What you have to do:
Spot each line that carries the word "seaborn"; copy those lines.

Data extract:
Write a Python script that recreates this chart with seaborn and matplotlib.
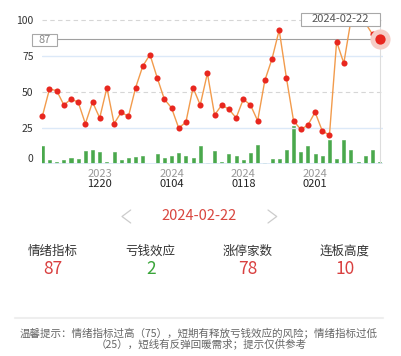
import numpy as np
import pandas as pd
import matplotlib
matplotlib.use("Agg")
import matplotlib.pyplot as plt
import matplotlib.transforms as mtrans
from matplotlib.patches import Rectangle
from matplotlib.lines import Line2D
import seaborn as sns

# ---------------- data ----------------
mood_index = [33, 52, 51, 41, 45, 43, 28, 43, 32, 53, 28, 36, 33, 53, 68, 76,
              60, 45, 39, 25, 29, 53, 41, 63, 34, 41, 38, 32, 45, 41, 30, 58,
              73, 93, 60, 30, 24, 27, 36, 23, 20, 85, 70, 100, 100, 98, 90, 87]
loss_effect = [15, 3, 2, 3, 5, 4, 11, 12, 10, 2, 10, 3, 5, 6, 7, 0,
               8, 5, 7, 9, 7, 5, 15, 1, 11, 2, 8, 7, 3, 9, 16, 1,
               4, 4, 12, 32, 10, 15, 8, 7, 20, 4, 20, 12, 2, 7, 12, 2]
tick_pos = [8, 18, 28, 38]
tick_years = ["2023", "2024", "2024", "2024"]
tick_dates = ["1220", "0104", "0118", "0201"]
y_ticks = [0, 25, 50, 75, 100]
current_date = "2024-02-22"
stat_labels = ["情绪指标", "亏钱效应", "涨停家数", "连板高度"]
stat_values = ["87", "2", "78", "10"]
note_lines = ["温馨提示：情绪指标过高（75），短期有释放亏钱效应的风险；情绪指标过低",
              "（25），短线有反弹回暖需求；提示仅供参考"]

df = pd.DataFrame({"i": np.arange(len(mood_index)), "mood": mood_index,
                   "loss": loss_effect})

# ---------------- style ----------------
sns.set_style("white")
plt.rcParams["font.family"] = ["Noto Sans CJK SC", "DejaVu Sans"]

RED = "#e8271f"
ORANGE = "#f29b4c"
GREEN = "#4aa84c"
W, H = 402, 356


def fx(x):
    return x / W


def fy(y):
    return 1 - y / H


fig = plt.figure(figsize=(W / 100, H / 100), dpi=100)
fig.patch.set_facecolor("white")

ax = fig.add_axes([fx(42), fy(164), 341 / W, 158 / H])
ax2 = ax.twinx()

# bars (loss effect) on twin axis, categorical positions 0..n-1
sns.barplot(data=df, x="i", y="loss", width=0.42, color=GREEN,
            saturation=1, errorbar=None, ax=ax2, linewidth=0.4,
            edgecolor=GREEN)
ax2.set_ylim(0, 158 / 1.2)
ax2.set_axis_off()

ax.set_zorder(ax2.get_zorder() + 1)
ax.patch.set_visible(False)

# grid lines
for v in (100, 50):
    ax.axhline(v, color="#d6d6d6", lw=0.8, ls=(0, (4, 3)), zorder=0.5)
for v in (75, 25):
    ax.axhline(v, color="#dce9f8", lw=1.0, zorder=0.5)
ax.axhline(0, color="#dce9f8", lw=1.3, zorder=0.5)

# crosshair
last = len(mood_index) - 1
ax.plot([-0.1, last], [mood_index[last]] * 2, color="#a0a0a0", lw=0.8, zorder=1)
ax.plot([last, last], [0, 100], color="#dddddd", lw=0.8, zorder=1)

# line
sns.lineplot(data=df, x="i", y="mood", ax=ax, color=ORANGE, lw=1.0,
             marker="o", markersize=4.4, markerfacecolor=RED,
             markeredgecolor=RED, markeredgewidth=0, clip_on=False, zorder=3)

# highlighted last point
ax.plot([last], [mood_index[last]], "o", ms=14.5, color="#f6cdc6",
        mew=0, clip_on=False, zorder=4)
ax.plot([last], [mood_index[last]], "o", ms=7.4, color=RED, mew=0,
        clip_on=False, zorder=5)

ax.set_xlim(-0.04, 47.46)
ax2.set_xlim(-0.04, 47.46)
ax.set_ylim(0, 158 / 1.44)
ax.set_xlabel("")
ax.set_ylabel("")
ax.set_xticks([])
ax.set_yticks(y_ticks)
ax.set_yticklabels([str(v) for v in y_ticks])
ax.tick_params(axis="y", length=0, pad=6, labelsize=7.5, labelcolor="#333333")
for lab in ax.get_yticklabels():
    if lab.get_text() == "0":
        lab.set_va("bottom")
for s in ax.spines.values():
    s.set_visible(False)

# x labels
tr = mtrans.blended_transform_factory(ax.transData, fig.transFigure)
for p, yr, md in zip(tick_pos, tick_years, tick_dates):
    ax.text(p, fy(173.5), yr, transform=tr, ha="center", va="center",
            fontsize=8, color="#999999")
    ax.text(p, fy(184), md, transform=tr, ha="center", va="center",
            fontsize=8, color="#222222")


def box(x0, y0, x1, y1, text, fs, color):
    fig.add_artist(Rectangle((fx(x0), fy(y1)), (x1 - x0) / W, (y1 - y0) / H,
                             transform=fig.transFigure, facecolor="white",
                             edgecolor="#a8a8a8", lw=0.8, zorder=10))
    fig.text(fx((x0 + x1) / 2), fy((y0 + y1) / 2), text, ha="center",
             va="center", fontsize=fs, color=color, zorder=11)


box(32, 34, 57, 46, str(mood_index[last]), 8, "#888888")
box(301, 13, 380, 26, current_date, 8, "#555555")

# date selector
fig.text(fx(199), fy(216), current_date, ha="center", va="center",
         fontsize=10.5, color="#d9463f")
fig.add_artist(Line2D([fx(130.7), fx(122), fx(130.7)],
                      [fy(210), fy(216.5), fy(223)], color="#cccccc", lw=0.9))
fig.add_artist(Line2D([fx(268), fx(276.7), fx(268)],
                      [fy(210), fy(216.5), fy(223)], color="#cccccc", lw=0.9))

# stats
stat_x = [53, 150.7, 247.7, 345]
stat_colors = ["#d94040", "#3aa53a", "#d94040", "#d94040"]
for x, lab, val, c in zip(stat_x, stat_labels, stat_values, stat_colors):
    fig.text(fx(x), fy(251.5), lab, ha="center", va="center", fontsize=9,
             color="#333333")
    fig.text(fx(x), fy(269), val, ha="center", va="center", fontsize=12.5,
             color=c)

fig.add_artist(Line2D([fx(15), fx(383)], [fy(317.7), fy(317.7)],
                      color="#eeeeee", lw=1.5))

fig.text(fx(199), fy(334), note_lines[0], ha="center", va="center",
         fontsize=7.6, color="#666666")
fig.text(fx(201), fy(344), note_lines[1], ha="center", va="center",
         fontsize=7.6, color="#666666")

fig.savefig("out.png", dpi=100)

Reply:
Write a Python script that recreates this chart with seaborn and matplotlib.
import seaborn as sns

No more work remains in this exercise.